A mass grave believed to contain the bodies of several thousand Jews killed by the Nazis has been found in Ukraine.
Gvozdavka-1 had two Jewish ghettoes during World War II
The grave was found by chance last month when workers were digging to lay gas pipelines in a village near Odessa.
A spokesman for the Jewish community said the Nazis established a concentration camp near the village of Gvozdavka-1 in November 1941.
It is thought some 5,000 Jews were killed at or near the site, but the names of only 93 victims are known.
Roman Shvartsman, a spokesman for the regional Jewish community told The Associated Press: "Several thousand Jews executed by the Nazis lie there."
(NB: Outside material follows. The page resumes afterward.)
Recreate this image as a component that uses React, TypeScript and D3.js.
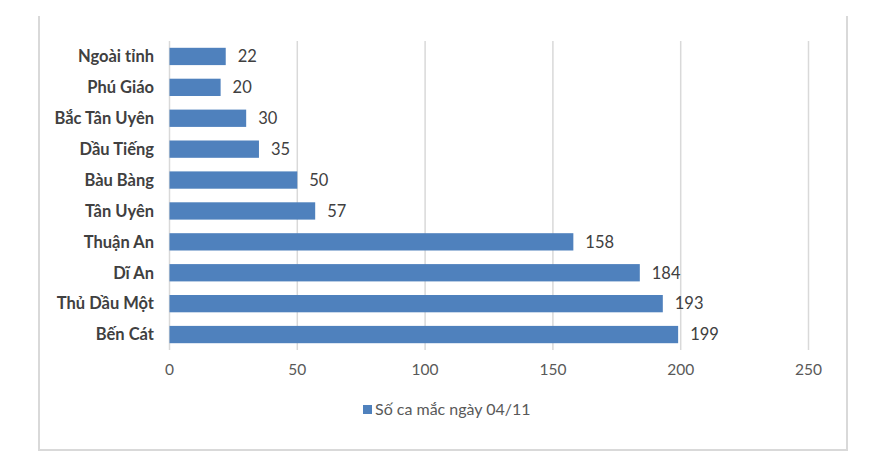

Mr Shvartsman said the Jewish community had known about the mass killing in the area, but did not know exactly where the bodies were left.
Elder residents of Gvozdavka-1 said the village had two ghettoes during World War II and that Nazis brought Jews there from all over Moldova as well as Odessa and Zhitomir.
Odessa's chief rabbi, Shlomo Baksht, plans to put a fence around the site of the communal grave and enter it into the pan-European list of Jewish tombs and cemeteries, kept by rabbis in 40 different countries.
Holocaust expert Efraim Zuroff, director of the Israel office of the Simon Wiesenthal Center, said he did not recall Gvozdavka-1 specifically, but was not surprised by the finding.
"Ukraine was an enormous killing field, hundreds of thousands of Jews were murdered" he said.
On 29 and 30 September, 1941, 33,771 Jewish civilians were murdered at Babi Yar, a ravine outside the Ukrainian capital, Kiev.
This two-day massacre was one of the largest single mass killings of the Holocaust.